Strategic freight schemes

Teesport/East Coast Main Line rail gauge enhancement (North East)

Reinstatement of Olive Mount rail chord, Liverpool (North West)

Humber ports/Immingham - East Coast Main Line rail capacity enhancement (Yorks and Humber)

Nuneaton - Peterborough rail gauge enhancement (East Midlands)

Gospel Oak - Barking rail gauge enhancement (London)

Southampton - West Coast Main Line rail gauge enhancement (South East)

Strategic network schemes

A14 corridor traffic management (East of England)

Birmingham motorway box - active traffic management (West Midlands)

M62 Leeds Bradford traffic management (Yorks and Humber)

Improving resilience and flexibility between A1, M1 and M11 (London/East of England)

A14 widening: Ellington - Fen Ditton (East of England)

The funding available in the opening years of the TIF is limited, and some will be needed for Congestion TIF, so it will only be possible for the TIF to support a small number of Productivity schemes in this initial allocation round. Only a limited proportion of the schemes above—particularly in the case of the larger, more costly road schemes - are likely to receive TIF funding.

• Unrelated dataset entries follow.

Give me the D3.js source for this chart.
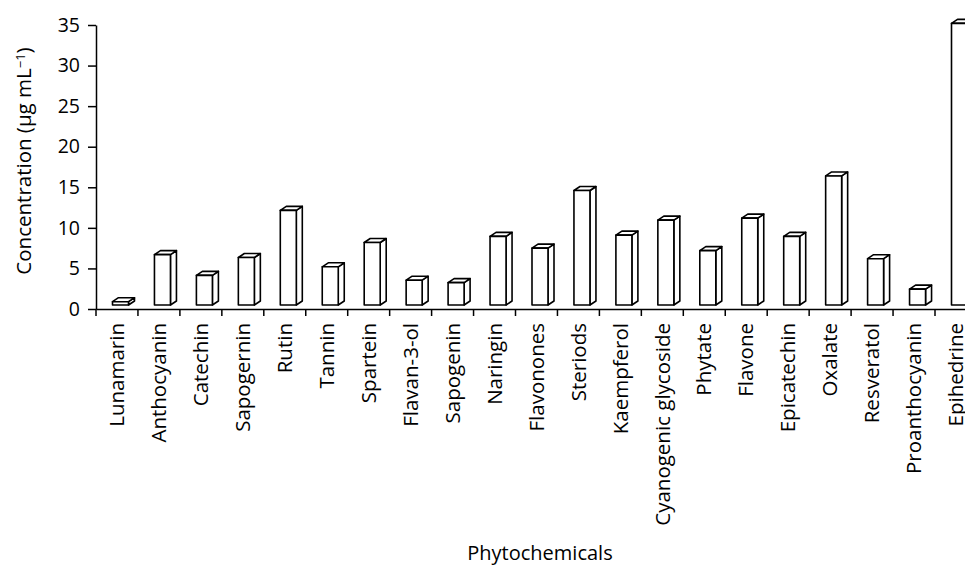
<!DOCTYPE html>
<html>
<head>
<meta charset="utf-8">
<script src="https://cdn.jsdelivr.net/npm/d3@7"></script>
<style>
	body { margin: 0; background: #fff; }
	svg { display: block; }
	svg text { font-family: "Open Sans", "Noto Sans", sans-serif; fill: #000; }
	.axis path, .axis line { stroke: #000; stroke-width: 1.5; }
	.axis text { font-size: 19.5px; }
	.axis .lbl { font-size: 20.5px; }
	.bar { fill: #fff; stroke: #000; stroke-width: 1.6; stroke-linejoin: round; }
</style>
</head>
<body>
<svg width="965" height="565"></svg>
<script>
var categories = ["Lunamarin", "Anthocyanin", "Catechin", "Sapogernin", "Rutin", "Tannin", "Spartein",
	"Flavan-3-ol", "Sapogenin", "Naringin", "Flavonones", "Steriods", "Kaempferol", "Cyanogenic glycoside",
	"Phytate", "Flavone", "Epicatechin", "Oxalate", "Resveratol", "Proanthocyanin", "Epihedrine"];
var values = [0.9, 6.7, 4.15, 6.35, 12.15, 5.2, 8.2, 3.55, 3.25, 8.95, 7.5, 14.6, 9.1, 10.95,
	7.2, 11.2, 8.95, 16.4, 6.2, 2.45, 35.2];
var yTicks = [0, 5, 10, 15, 20, 25, 30, 35];

var svg = d3.select("svg");
var plotLeft = 96, plotTop = 25, plotBottom = 309, bandW = 41.95;

var x = d3.scaleBand()
	.domain(categories)
	.range([plotLeft, plotLeft + bandW * categories.length]);

var y = d3.scaleLinear()
	.domain([0, 35])
	.range([plotBottom, plotTop]);

// axes
svg.append("g")
	.attr("class", "axis")
	.attr("transform", "translate(" + plotLeft + ",0)")
	.call(d3.axisLeft(y).tickValues(yTicks).tickSize(8).tickPadding(8).tickSizeOuter(0));

var xAxis = svg.append("g")
	.attr("class", "axis")
	.attr("transform", "translate(0," + plotBottom + ")")
	.call(d3.axisBottom(x).tickSize(0).tickSizeOuter(0).tickFormat(""));

// ticks between categories
xAxis.selectAll(".sep")
	.data(d3.range(categories.length + 1))
	.enter()
	.append("line")
	.attr("x1", function(i) { return plotLeft + i * bandW; })
	.attr("x2", function(i) { return plotLeft + i * bandW; })
	.attr("y1", 0)
	.attr("y2", 7);

xAxis.selectAll(".lbl")
	.data(categories)
	.enter()
	.append("text")
	.attr("class", "lbl")
	.attr("transform", function(d) { return "translate(" + (x(d) + x.bandwidth() / 2) + ",14) rotate(-90)"; })
	.attr("dy", "0.35em")
	.attr("text-anchor", "end")
	.text(function(d) { return d; });

// 3d columns
var fw = 16, dx = 6, dz = 4, lift = 4, off = 16.5;

var bars = svg.selectAll(".col")
	.data(categories)
	.enter()
	.append("g");

bars.each(function(d, i) {
	var g = d3.select(this);
	var x0 = x(d) + off, x1 = x0 + fw;
	var yb = y(0) - lift, yt = y(values[i]);
	// side
	g.append("path").attr("class", "bar")
		.attr("d", "M" + x1 + "," + yb + "L" + (x1 + dx) + "," + (yb - dz) + "L" + (x1 + dx) + "," + (yt - dz) + "L" + x1 + "," + yt + "Z");
	// top
	g.append("path").attr("class", "bar")
		.attr("d", "M" + x0 + "," + yt + "L" + (x0 + dx) + "," + (yt - dz) + "L" + (x1 + dx) + "," + (yt - dz) + "L" + x1 + "," + yt + "Z");
	// front
	g.append("rect").attr("class", "bar")
		.attr("x", x0).attr("y", yt)
		.attr("width", fw).attr("height", yb - yt);
});

// titles
var yTitle = svg.append("text")
	.attr("transform", "translate(24,161) rotate(-90)")
	.attr("text-anchor", "middle")
	.attr("dy", "0.35em")
	.style("font-size", "20.5px");
yTitle.append("tspan").text("Concentration (µg mL");
yTitle.append("tspan").attr("dy", "-0.5em").style("font-size", "13px").text("−1");
yTitle.append("tspan").attr("dy", "0.32em").text(")");

svg.append("text")
	.attr("x", 540)
	.attr("y", 560)
	.attr("text-anchor", "middle")
	.style("font-size", "20px")
	.text("Phytochemicals");
</script>
</body>
</html>
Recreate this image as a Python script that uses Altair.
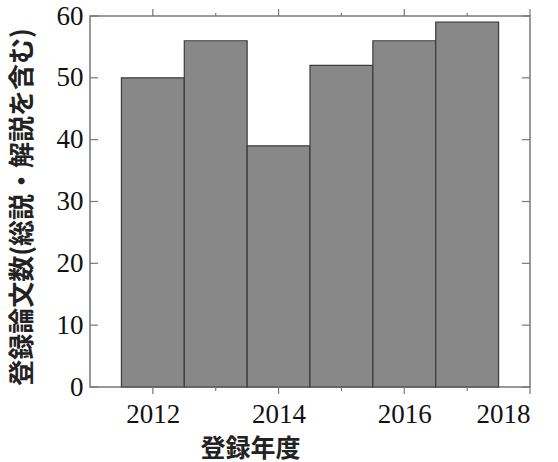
import altair as alt
import pandas as pd

# Registered papers per fiscal year (reviews and commentaries included)
years = [2012, 2013, 2014, 2015, 2016, 2017]
counts = [50, 56, 39, 52, 56, 59]

x_major = [2012, 2014, 2016, 2018]
x_minor = [2013, 2015, 2017]
y_major = [0, 10, 20, 30, 40, 50, 60]

W, H = 440, 371
NUM_FONT = "Liberation Serif"
JP_FONT = "Noto Sans CJK JP"

bars_df = pd.DataFrame({"year": years, "count": counts})

x_scale = alt.Scale(domain=[2011, 2018], nice=False, zero=False)
y_scale = alt.Scale(domain=[0, 60], nice=False)

bars = (
    alt.Chart(bars_df)
    .transform_calculate(start="datum.year - 0.5", end="datum.year + 0.5")
    .mark_rect(fill="#888888", stroke="#3c3c3c", strokeWidth=1.2)
    .encode(
        x=alt.X(
            "start:Q",
            scale=x_scale,
            axis=alt.Axis(
                values=x_major,
                format="d",
                ticks=False,
                domain=False,
                grid=False,
                labelFont=NUM_FONT,
                labelFontSize=27,
                labelColor="#111111",
                labelPadding=14,
                title="登録年度",
                titleFont=JP_FONT,
                titleFontSize=25,
                titleFontWeight="bold",
                titleColor="#222222",
                titleX=160,
                titleY=61,
                titleAlign="center",
                titleBaseline="middle",
            ),
        ),
        x2="end:Q",
        y=alt.Y(
            "count:Q",
            scale=y_scale,
            axis=alt.Axis(
                values=y_major,
                ticks=False,
                domain=False,
                grid=False,
                labelFont=NUM_FONT,
                labelFontSize=27,
                labelColor="#111111",
                labelPadding=7,
                title="登録論文数(総説・解説を含む)",
                titleFont=JP_FONT,
                titleFontSize=26,
                titleFontWeight="bold",
                titleColor="#222222",
                titleAngle=270,
                titleX=-68,
                titleY=H / 2 + 5,
                titleAlign="center",
                titleBaseline="middle",
            ),
        ),
        y2=alt.datum(0),
    )
)

tick_color = "#777777"
xmaj_df = pd.DataFrame({"t": x_major})
xmin_df = pd.DataFrame({"t": x_minor})
ymaj_df = pd.DataFrame({"v": y_major})


def xticks(df, y0, y1):
    return (
        alt.Chart(df)
        .mark_rule(color=tick_color, strokeWidth=1.2)
        .encode(
            x=alt.X("t:Q", scale=x_scale),
            y=alt.value(y0),
            y2=alt.value(y1),
        )
    )


def yticks(df, x0, x1):
    return (
        alt.Chart(df)
        .mark_rule(color=tick_color, strokeWidth=1.2)
        .encode(
            y=alt.Y("v:Q", scale=y_scale),
            x=alt.value(x0),
            x2=alt.value(x1),
        )
    )


layers = [
    bars,
    xticks(xmaj_df, H, H + 7),
    xticks(xmin_df, H, H + 4),
    xticks(xmaj_df, -7, 0),
    xticks(xmin_df, -3, 0),
    yticks(ymaj_df, 0, 8),
    yticks(ymaj_df, W - 8, W),
]

chart = (
    alt.layer(*layers)
    .properties(
        width=W,
        height=H,
        autosize=alt.AutoSizeParams(type="none"),
        padding={"left": 90, "top": 16, "right": 28, "bottom": 75},
        background="white",
    )
    .configure_view(stroke="#7a7a7a", strokeWidth=1.5)
)

chart.save("out.html", embed_options={"renderer": "svg", "actions": False})
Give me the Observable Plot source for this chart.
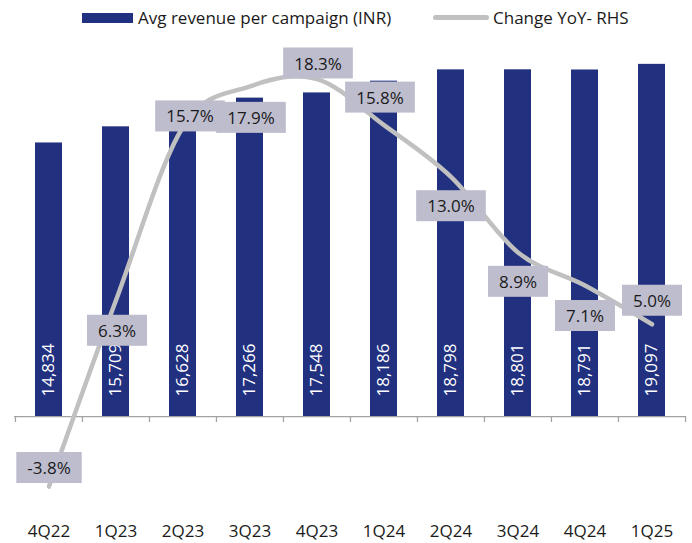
<!DOCTYPE html>
<html>
<head>
<meta charset="utf-8">
<script src="https://cdn.jsdelivr.net/npm/d3@7"></script>
<script src="https://cdn.jsdelivr.net/npm/@observablehq/plot@0.6"></script>
<style>
  html, body { margin: 0; padding: 0; background: #fff; }
  body { width: 692px; height: 543px; overflow: hidden; font-family: "Open Sans", sans-serif; color: #1a1a1a; }
  #legend { position: relative; width: 692px; height: 38px; font-size: 17px; }
  #legend .sw-bar { position: absolute; left: 82px; top: 13px; width: 51px; height: 10px; background: #21307f; }
  #legend .sw-line { position: absolute; left: 433px; top: 15px; width: 56px; height: 5px; border-radius: 3px; background: #c0c0c0; }
  #legend .lab { position: absolute; top: 6px; line-height: 24px; white-space: nowrap; }
  #chart svg { display: block; }
</style>
</head>
<body>
<div id="legend">
  <div class="sw-bar"></div><div class="lab" style="left:138px">Avg revenue per campaign (INR)</div>
  <div class="sw-line"></div><div class="lab" style="left:493px">Change YoY- RHS</div>
</div>
<div id="chart"></div>
<script>
// ---- data ----
const quarters = ["4Q22", "1Q23", "2Q23", "3Q23", "4Q23", "1Q24", "2Q24", "3Q24", "4Q24", "1Q25"];
const avgRevenue = [14834, 15709, 16628, 17266, 17548, 18186, 18798, 18801, 18791, 19097];
const yoyChange = [-3.8, 6.3, 15.7, 17.9, 18.3, 15.8, 13.0, 8.9, 7.1, 5.0];

// ---- layout (pixel offsets of the YoY labels from their points) ----
const labelOffsets = [[0, -19], [1, 30], [7, -11], [1, 31], [1, -16], [-4, -28], [0, 29], [0, 29], [0, 30], [0, -24]];

const rows = quarters.map((q, i) => ({q, rev: avgRevenue[i], yoy: yoyChange[i]}));

// secondary (RHS) axis mapped onto the primary scale
const rhs = d3.scaleLinear().domain([-5, 20]).range([-5000, 20000]);

const W = 692, H = 505, mL = 14, mR = 7;
const halfStep = (W - mL - mR) / quarters.length / 2;
const FONT = 17;
const navy = "#21307f", lineGray = "#c0c0c0", boxFill = "#bebdce", axisGray = "#a3a3a3";

const labelMarks = rows.map((d, i) => Plot.text([d], {
  x: "q",
  y: (r) => rhs(r.yoy),
  text: (r) => r.yoy.toFixed(1) + "%",
  dx: labelOffsets[i][0],
  dy: labelOffsets[i][1] + 1,
  fill: "#1a1a1a",
  fontSize: FONT,
  textAnchor: "middle",
  lineAnchor: "middle"
}));

const svg = Plot.plot({
  width: W,
  height: H,
  marginLeft: mL,
  marginRight: mR,
  marginTop: 9,
  marginBottom: 127,
  style: {fontFamily: "Open Sans", fontSize: FONT + "px", color: "#1a1a1a", background: "white", overflow: "visible"},
  x: {type: "band", domain: quarters, paddingInner: 0.6, paddingOuter: 0.3, axis: null, label: null},
  y: {domain: [-5000, 20000], range: [470.2, 9.2], axis: null, label: null},
  marks: [
    Plot.barY(rows, {x: "q", y: "rev", fill: navy}),
    Plot.ruleY([0], {stroke: axisGray, strokeWidth: 1.25}),
    Plot.axisX({tickSize: 6, dx: -halfStep, stroke: axisGray, strokeWidth: 1.25, fill: "none", label: null}),
    Plot.axisX({ticks: [quarters[quarters.length - 1]], tickSize: 6, dx: halfStep, stroke: axisGray, strokeWidth: 1.25, fill: "none", label: null}),
    Plot.axisX({tickSize: 0, tickPadding: 108, fontSize: FONT, fill: "#1a1a1a", label: null}),
    Plot.text(rows, {
      x: "q", y: 0, text: (d) => d3.format(",")(d.rev),
      rotate: -90, textAnchor: "start", lineAnchor: "middle",
      dy: -20, fill: "white", fontSize: FONT
    }),
    Plot.line(rows, {
      x: "q", y: (d) => rhs(d.yoy), curve: "cardinal",
      stroke: lineGray, strokeWidth: 4.5, strokeLinecap: "round", strokeLinejoin: "round"
    }),
    ...labelMarks
  ]
});

document.getElementById("chart").append(svg);

// grey boxes behind the YoY labels, sized to each label's text
const padX = 11, padY = 4;
Array.from(svg.querySelectorAll("text"))
  .filter((t) => /%$/.test(t.textContent.trim()))
  .forEach((t) => {
    const b = t.getBBox();
    const r = document.createElementNS("http://www.w3.org/2000/svg", "rect");
    r.setAttribute("x", b.x - padX);
    r.setAttribute("y", b.y - padY);
    r.setAttribute("width", b.width + 2 * padX);
    r.setAttribute("height", b.height + 2 * padY);
    r.setAttribute("fill", boxFill);
    r.setAttribute("stroke", "none");
    const tr = t.getAttribute("transform");
    if (tr) r.setAttribute("transform", tr);
    t.parentNode.insertBefore(r, t);
  });
</script>
</body>
</html>
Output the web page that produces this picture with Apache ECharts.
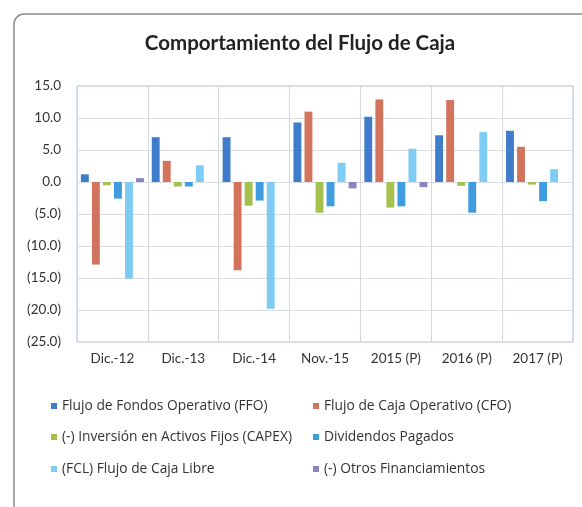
<!DOCTYPE html>
<html lang="es">
<head>
<meta charset="utf-8">
<title>Comportamiento del Flujo de Caja</title>
<script src="https://cdn.jsdelivr.net/npm/echarts@6/dist/echarts.min.js"></script>
<style>
    body { margin: 0; background: #fff; }
    #main { width: 582px; height: 507px; }
</style>
</head>
<body>
<div id="main"></div>
<script type="text/javascript">
// categorias y series
var periodos = ['Dic.-12', 'Dic.-13', 'Dic.-14', 'Nov.-15', '2015 (P)', '2016 (P)', '2017 (P)'];
var ffo     = [1.2, 7.0, 7.0, 9.3, 10.2, 7.3, 8.0];
var cfo     = [-12.9, 3.3, -13.8, 11.0, 12.9, 12.8, 5.5];
var capex   = [-0.5, -0.7, -3.7, -4.8, -4.0, -0.6, -0.4];
var divid   = [-2.6, -0.7, -2.9, -3.8, -3.8, -4.8, -3.0];
var fcl     = [-15.1, 2.6, -19.8, 3.0, 5.2, 7.8, 2.0];
var otros   = [0.6, 0, 0, -1.0, -0.8, 0, 0];
var nombres = [
    'Flujo de Fondos Operativo (FFO)',
    'Flujo de Caja Operativo (CFO)',
    '(-) Inversión en Activos Fijos (CAPEX)',
    'Dividendos Pagados',
    '(FCL) Flujo de Caja Libre',
    '(-) Otros Financiamientos'
];
var colores = ['#3f7ccb', '#d3735c', '#a5c04c', '#3d9de0', '#7ecbf3', '#8a83c2'];

var myChart = echarts.init(document.getElementById('main'));

var datos = [ffo, cfo, capex, divid, fcl, otros];
var series = [];
for (var i = 0; i < datos.length; i++) {
    series.push({
        name: nombres[i],
        type: 'bar',
        data: datos[i],
        barCategoryGap: '11%',
        barGap: '40%',
        itemStyle: { color: colores[i] }
    });
}

// leyenda en 3 filas x 2 columnas
var legendas = [];
var posLeg = [[46, 394], [308, 394], [46, 425], [308, 425], [46, 457], [308, 457]];
for (var j = 0; j < nombres.length; j++) {
    legendas.push({
        data: [nombres[j]],
        left: posLeg[j][0],
        top: posLeg[j][1],
        icon: 'rect',
        itemWidth: 6,
        itemHeight: 6,
        itemGap: 5,
        textStyle: { fontFamily: 'Open Sans', fontSize: 13.8, color: '#333' }
    });
}

var option = {
    animation: false,
    title: {
        text: 'Comportamiento del Flujo de Caja',
        left: 295,
        textAlign: 'center',
        top: 28,
        textStyle: { fontFamily: 'Lato', fontWeight: 'bold', fontSize: 20.5, color: '#222' }
    },
    legend: legendas,
    graphic: [{
        type: 'rect',
        shape: { x: 14, y: 14, width: 620, height: 540, r: 10 },
        style: { fill: 'none', stroke: '#8a8a8a', lineWidth: 1.5 },
        silent: true
    }],
    grid: {
        left: 77, right: 9, top: 86, bottom: 165,
        show: true,
        borderColor: '#aebfdc',
        borderWidth: 1
    },
    xAxis: {
        type: 'category',
        data: periodos,
        axisLine: { show: false },
        axisTick: { show: false },
        splitLine: { show: true, lineStyle: { color: '#d2d8e2', width: 1 } },
        axisLabel: { fontFamily: 'Lato', fontSize: 13.5, color: '#333', margin: 10 }
    },
    yAxis: {
        type: 'value',
        min: -25,
        max: 15,
        interval: 5,
        axisLine: { show: false },
        axisTick: { show: false },
        splitLine: { lineStyle: { color: '#d8dde6', width: 1 } },
        axisLabel: {
            fontFamily: 'Lato', fontSize: 13.5, color: '#333', margin: 16,
            formatter: function (v) {
                return v < 0 ? '(' + Math.abs(v).toFixed(1) + ')' : v.toFixed(1);
            }
        }
    },
    series: series
};

myChart.setOption(option);
</script>
</body>
</html>
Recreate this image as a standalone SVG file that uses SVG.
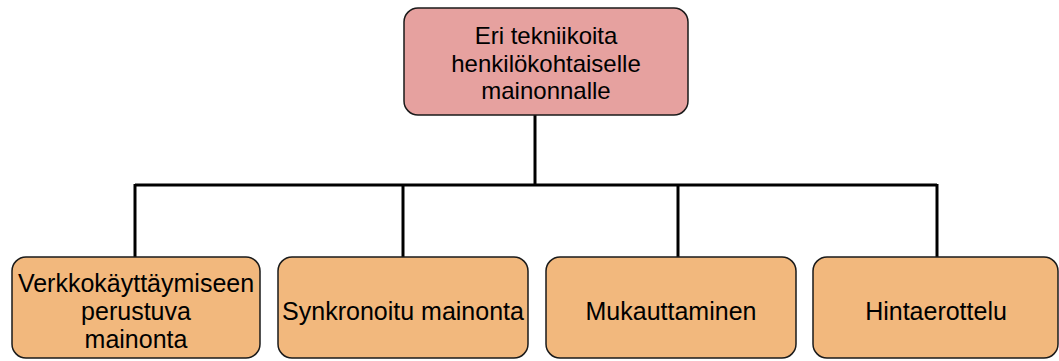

Since the TIF is intended to supplement rather than supplant existing sources of funding, the availability of TIF funding for individual schemes will depend on other funding contributions, as well as value for money to the taxpayer.

The inclusion of a scheme in this list should not be taken to give any indication as to whether or not any statutory consents or other decisions that may be required for that scheme to proceed (for example, planning consents and decisions in relation to TWA Orders or Harbour Orders) will be given in favour of the scheme.

The Department will now be discussing with the appropriate delivery agents and other key stakeholders the work necessary to deliver the business cases by the end of July. I hope to announce decisions on first round allocations of Productivity TIF, and the approach to handling future allocations from the TIF, by the end of this year.